On a semi-regular basis I am hired to help Sweden Unlimited with UI/UX projects, and also some random retainer projects ranging from photo editing to creating images for emails or social media campaigns. The work is both onsite and remote—depending on clarity of the task at hand, and if a design lead must explain details to me in person—and can range from days to multiple weeks at a time.
Kate Spade's new responsive website design was a project that I was heavily involved with. The sheer mass of their UX requirements, combined with a tight deadline and previously unorganized process files (and WIP design files built in Illustrator, when the dev team required Sketch), resulted in Sweden hiring me to chip away at the hundreds of pages of UI work necessary to complete this project. I am happy to say that I helped them meet their deadline.

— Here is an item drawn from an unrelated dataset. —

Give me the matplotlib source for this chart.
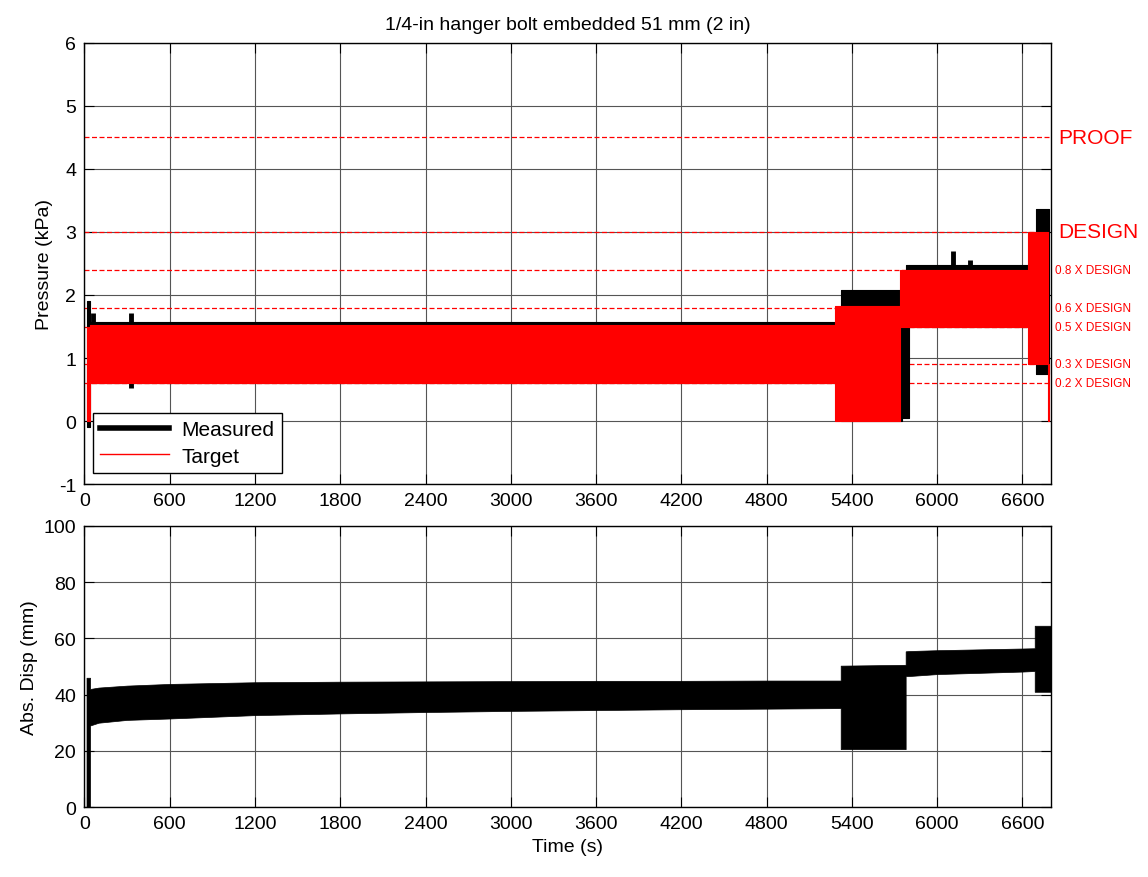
import numpy as np
import matplotlib
matplotlib.use('Agg')
import matplotlib.pyplot as plt
from matplotlib.lines import Line2D

plt.rcParams['font.family'] = ['Liberation Sans', 'DejaVu Sans']
plt.rcParams['axes.unicode_minus'] = False

# --- pressure, target envelope (step segments) ---
tgt_edges = [15, 40, 5278, 5735, 6637, 6778, 6786]
tgt_lo = [0.0, 0.6, 0.0, 1.5, 0.9, 0.0]
tgt_hi = [1.5, 1.52, 1.82, 2.4, 3.0, 0.9]

# --- pressure, measured envelope (step segments) ---
meas_edges = [15, 40, 5326, 5750, 5780, 5800, 6693, 6790]
meas_lo = [-0.1, 0.6, 0.0, 0.05, 0.05, 1.5, 0.75]
meas_hi = [1.9, 1.57, 2.08, 1.5, 2.47, 2.47, 3.37]

# isolated spikes in the measured pressure
spike_t = [60, 330, 6110, 6230]
spike_lo = [0.6, 0.52, 1.5, 1.5]
spike_hi = [1.72, 1.71, 2.70, 2.56]

# reference levels
level_vals = [4.5, 3.0, 2.4, 1.8, 1.5, 0.9, 0.6]
level_names = ['PROOF', 'DESIGN', '0.8 X DESIGN', '0.6 X DESIGN',
               '0.5 X DESIGN', '0.3 X DESIGN', '0.2 X DESIGN']

# --- displacement envelope ---
disp_t = [15, 40, 40, 100, 300, 600, 1200, 1800, 2400, 3000, 3600, 4200, 4800, 5321,
          5321, 5778, 5778, 5800, 6000, 6600, 6686, 6686, 6800]
disp_lo = [0, 0, 29, 30, 31, 31.5, 32.7, 33.3, 33.8, 34.2, 34.5, 34.8, 35.0, 35.2,
           20.6, 20.6, 46.6, 46.6, 47.3, 48.2, 48.4, 41, 41]
disp_hi = [46, 46, 42, 42.5, 43.2, 43.8, 44.4, 44.6, 44.7, 44.8, 44.9, 44.9, 45.0, 45.0,
           50.3, 50.6, 55.4, 55.5, 55.8, 56.4, 56.5, 64.5, 64.5]

xticks = np.arange(0, 6601, 600)
xmax = 6803

fig = plt.figure(figsize=(11.48, 8.78), dpi=100)
ax1 = fig.add_axes([0.0735, 0.4476, 0.8423, 0.5023])
ax2 = fig.add_axes([0.0735, 0.0797, 0.8423, 0.3201])


def step_fill(ax, edges, lo, hi, color, z):
    for i in range(len(lo)):
        ax.fill_between([edges[i], edges[i + 1]], lo[i], hi[i], color=color,
                        linewidth=0.8, edgecolor=color, zorder=z)


for ax in (ax1, ax2):
    ax.set_xlim(0, xmax)
    ax.set_xticks(xticks)
    ax.grid(True, color='#555555', linewidth=0.8)
    ax.set_axisbelow(True)
    ax.tick_params(direction='in', length=7, top=True, right=True, labelsize=14, pad=6)
    for s in ax.spines.values():
        s.set_linewidth(1.0)

# top panel
for v in level_vals:
    ax1.axhline(v, color='red', ls='--', lw=0.9, dashes=(4, 2), zorder=1)
step_fill(ax1, meas_edges, meas_lo, meas_hi, 'black', 2)
ax1.vlines(spike_t, spike_lo, spike_hi, color='black', lw=3.5, zorder=2)
step_fill(ax1, tgt_edges, tgt_lo, tgt_hi, 'red', 3)
ax1.set_ylim(-1, 6)
ax1.set_yticks(range(-1, 7))
ax1.set_ylabel('Pressure (kPa)', fontsize=14)
ax1.set_title('1/4-in hanger bolt embedded 51 mm (2 in)', fontsize=14, pad=10)

for v, name in zip(level_vals, level_names):
    big = name in ('PROOF', 'DESIGN')
    ax1.text(1.007 if big else 1.004, v, name, color='red',
             fontsize=15 if big else 8.5, va='center', ha='left',
             transform=ax1.get_yaxis_transform(), clip_on=False)

handles = [Line2D([], [], color='black', lw=4), Line2D([], [], color='red', lw=1)]
leg = ax1.legend(handles, ['Measured', 'Target'], loc='lower left', fontsize=15,
                 fancybox=False, edgecolor='black', framealpha=1,
                 bbox_to_anchor=(0.009, 0.025), handlelength=3.3, borderpad=0.35,
                 labelspacing=0.35, handletextpad=0.6, borderaxespad=0)
leg.get_frame().set_linewidth(1.0)
leg.set_zorder(5)

# bottom panel
ax2.fill_between(disp_t, disp_lo, disp_hi, color='black', linewidth=0.5, zorder=2)
ax2.set_ylim(0, 100)
ax2.set_yticks(range(0, 101, 20))
ax2.set_ylabel('Abs. Disp (mm)', fontsize=14)
ax2.set_xlabel('Time (s)', fontsize=14)

fig.savefig('out.png', dpi=100)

I developed the grids, and stress tested line lengths and image sizes for all breakpoints.
A limitation was the fact that in the process of designing Kate Spade's goal was to keep the visual language/design style the same as their old website. The design team and I took this request with the implied stipulation that unless in an instance of loss of functionality. Part of my job on this project was to bring up certain instances where I felt that it was necessary to change the visual language/device currently being used; on these instances I had to state my case. One such instance was the truncation of more than three selections in the product landing page dropdown filter.
The UI/UX projects are predominately e-commerce responsive websites with technologies such as Magento and Shopify. Sketch is used to design, and Invision to share process both internally and with clients.
The retainer work usually is something like batch process/editing photos for a website of one of their many fashion clients—or designing content to appear in mass-marketing email campaigns.